It is difficult to think about the next few months in my life and also in the life of Temple Israel and to not think about transition and change. Within two months, I will be finishing school, receiving my ordination, and leaving Temple Israel, a place I have called my spiritual home for the past three years. On top of all this I will be packing up my apartment and leaving, not only the physical space I have called home for the past four years, but also the state that has been my home for my entire life — All of this to begin a new job and a new life in Delaware.
As all of these changes occur in my personal and professional life, Temple Israel is of course entering into its own state of major transition: a new student cantor not withstanding, transitions in temple leadership, most notably the transition of new presidents, which is unique to this year, and the installation of new boards throughout the synagogue’s various organizations ensure that there will be considerable change in structure and dynamic in the Temple community over the next few months.
Change is never a comfortable thing and with so much approaching, I have spent considerable time thinking about how to best navigate it – to make sure that the strong emotions that accompany change can help instead of hinder the process. It is no surprise given the complexity of our faith and culture that Judaism has many different processes for helping mark life transitions. From baby namings and b’rit milah to Bar/Bat Mitzvah to weddings to funerals, the best way to transition Judaism says, is through ritual.

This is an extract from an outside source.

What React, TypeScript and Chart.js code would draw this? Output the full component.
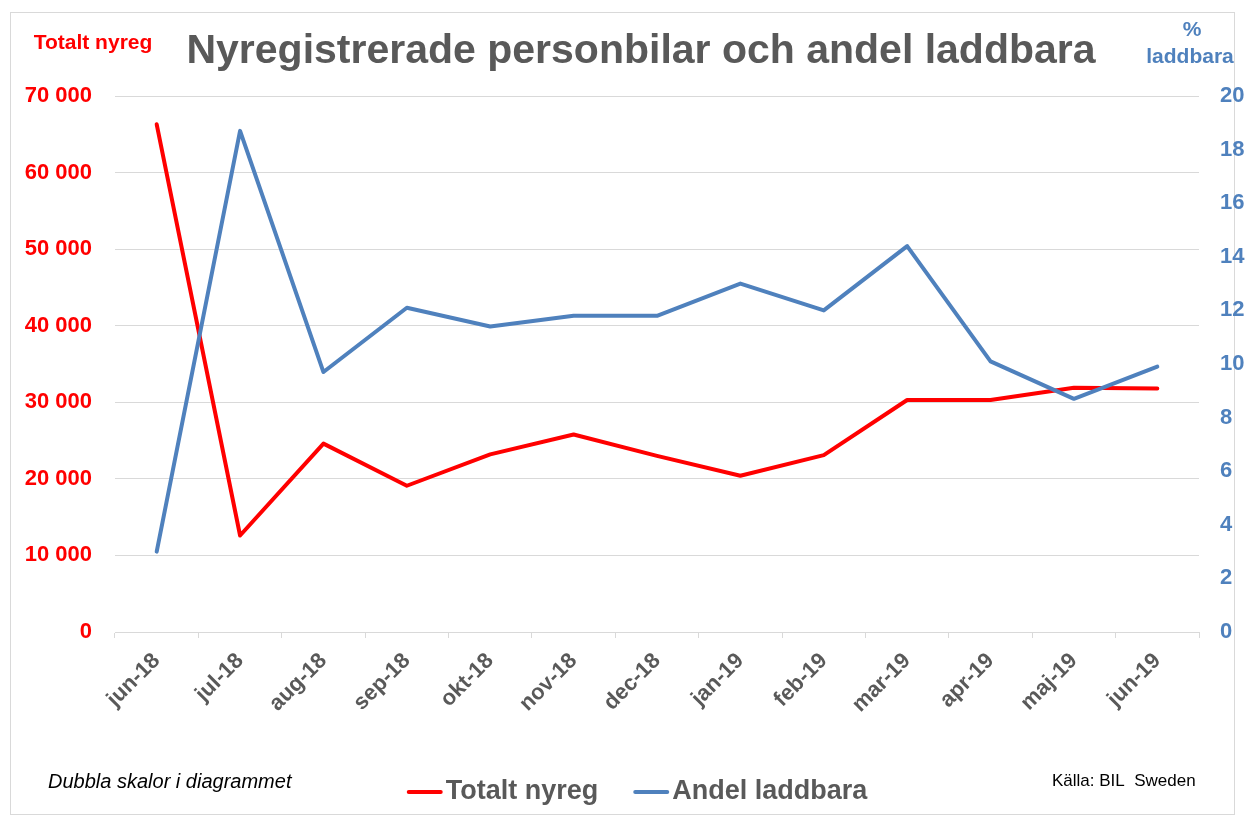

While the term “ritual” sometimes seems archaic, summoning up thoughts of ancient practices of sacrifices and purifying incense, a ritual is in its most simple form, an act used to mark a time of distinction. The act of marking a time of change with a substantive and meaningful ceremony of some sorts helps not only smooth the transition but more importantly allows for the important moment of emotional expression and release.
So while there may not be formal ritual designed for the transitions about to take place between myself and Temple Israel, I have been thinking about how I might adapt already existing rituals to help aid in my transition and working to mark the significance that my time with this community has had on my life and on my personal and professional growth. The idea of a Torah reading and aliyah has occurred to me, along with other ideas that may come out in our final service together on June 15 th. While I won’t spoil the surprise, know that there will undoubtedly be a service filled with music and merriment. It will certainly be a special evening and I hope that you will join me. For now, I plan to make the absolute most of the time we have left together – through prayer, laughter, and song.